» What is being asked:
Output the material beneath this task exactly, images excluded.

==========

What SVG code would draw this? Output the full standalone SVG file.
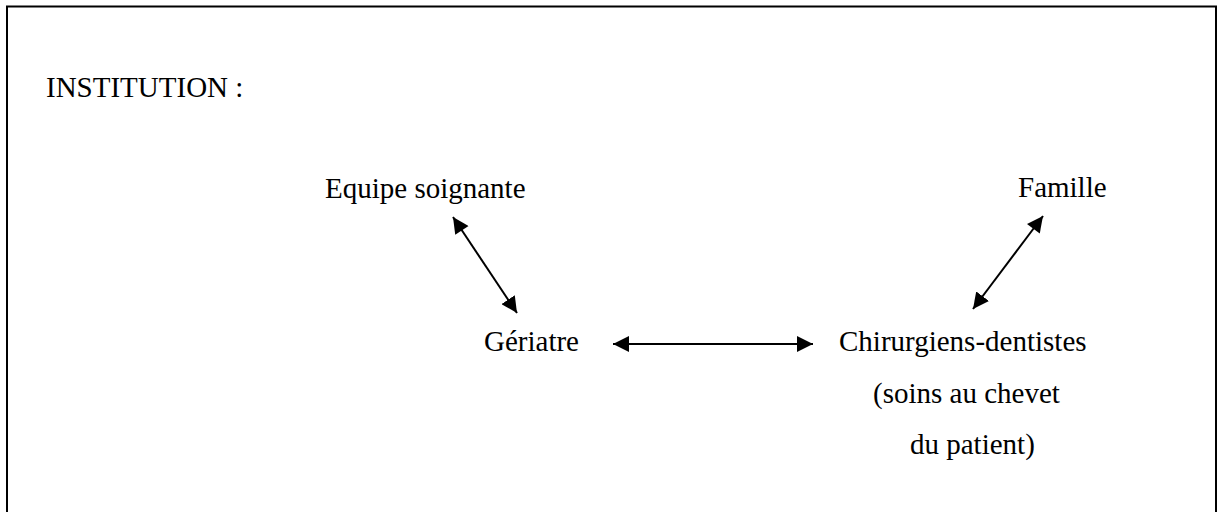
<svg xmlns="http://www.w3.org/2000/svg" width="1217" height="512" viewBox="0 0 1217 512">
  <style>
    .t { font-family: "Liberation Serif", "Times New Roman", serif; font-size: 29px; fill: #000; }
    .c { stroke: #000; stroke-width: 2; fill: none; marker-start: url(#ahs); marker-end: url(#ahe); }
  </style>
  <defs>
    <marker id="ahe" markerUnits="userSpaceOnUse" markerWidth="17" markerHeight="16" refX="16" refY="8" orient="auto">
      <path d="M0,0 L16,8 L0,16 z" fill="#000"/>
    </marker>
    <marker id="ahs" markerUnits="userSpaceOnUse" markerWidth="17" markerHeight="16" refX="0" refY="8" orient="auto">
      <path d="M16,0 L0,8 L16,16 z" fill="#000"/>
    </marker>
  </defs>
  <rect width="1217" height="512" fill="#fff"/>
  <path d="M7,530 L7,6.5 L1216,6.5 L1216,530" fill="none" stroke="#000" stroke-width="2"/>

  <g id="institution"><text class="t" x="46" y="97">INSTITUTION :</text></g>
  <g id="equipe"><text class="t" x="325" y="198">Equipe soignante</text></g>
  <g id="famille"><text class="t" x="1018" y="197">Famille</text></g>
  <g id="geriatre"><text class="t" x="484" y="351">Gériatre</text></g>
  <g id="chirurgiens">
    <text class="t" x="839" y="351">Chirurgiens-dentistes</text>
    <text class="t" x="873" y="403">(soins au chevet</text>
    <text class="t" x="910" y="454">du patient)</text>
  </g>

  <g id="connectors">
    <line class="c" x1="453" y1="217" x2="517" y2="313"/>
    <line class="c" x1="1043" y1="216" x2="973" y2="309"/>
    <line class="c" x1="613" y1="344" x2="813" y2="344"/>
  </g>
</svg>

==========

» The completed task:
What SVG code would draw this? Output the full standalone SVG file.
<svg xmlns="http://www.w3.org/2000/svg" width="1217" height="512" viewBox="0 0 1217 512">
  <style>
    .t { font-family: "Liberation Serif", "Times New Roman", serif; font-size: 29px; fill: #000; }
    .c { stroke: #000; stroke-width: 2; fill: none; marker-start: url(#ahs); marker-end: url(#ahe); }
  </style>
  <defs>
    <marker id="ahe" markerUnits="userSpaceOnUse" markerWidth="17" markerHeight="16" refX="16" refY="8" orient="auto">
      <path d="M0,0 L16,8 L0,16 z" fill="#000"/>
    </marker>
    <marker id="ahs" markerUnits="userSpaceOnUse" markerWidth="17" markerHeight="16" refX="0" refY="8" orient="auto">
      <path d="M16,0 L0,8 L16,16 z" fill="#000"/>
    </marker>
  </defs>
  <rect width="1217" height="512" fill="#fff"/>
  <path d="M7,530 L7,6.5 L1216,6.5 L1216,530" fill="none" stroke="#000" stroke-width="2"/>

  <g id="institution"><text class="t" x="46" y="97">INSTITUTION :</text></g>
  <g id="equipe"><text class="t" x="325" y="198">Equipe soignante</text></g>
  <g id="famille"><text class="t" x="1018" y="197">Famille</text></g>
  <g id="geriatre"><text class="t" x="484" y="351">Gériatre</text></g>
  <g id="chirurgiens">
    <text class="t" x="839" y="351">Chirurgiens-dentistes</text>
    <text class="t" x="873" y="403">(soins au chevet</text>
    <text class="t" x="910" y="454">du patient)</text>
  </g>

  <g id="connectors">
    <line class="c" x1="453" y1="217" x2="517" y2="313"/>
    <line class="c" x1="1043" y1="216" x2="973" y2="309"/>
    <line class="c" x1="613" y1="344" x2="813" y2="344"/>
  </g>
</svg>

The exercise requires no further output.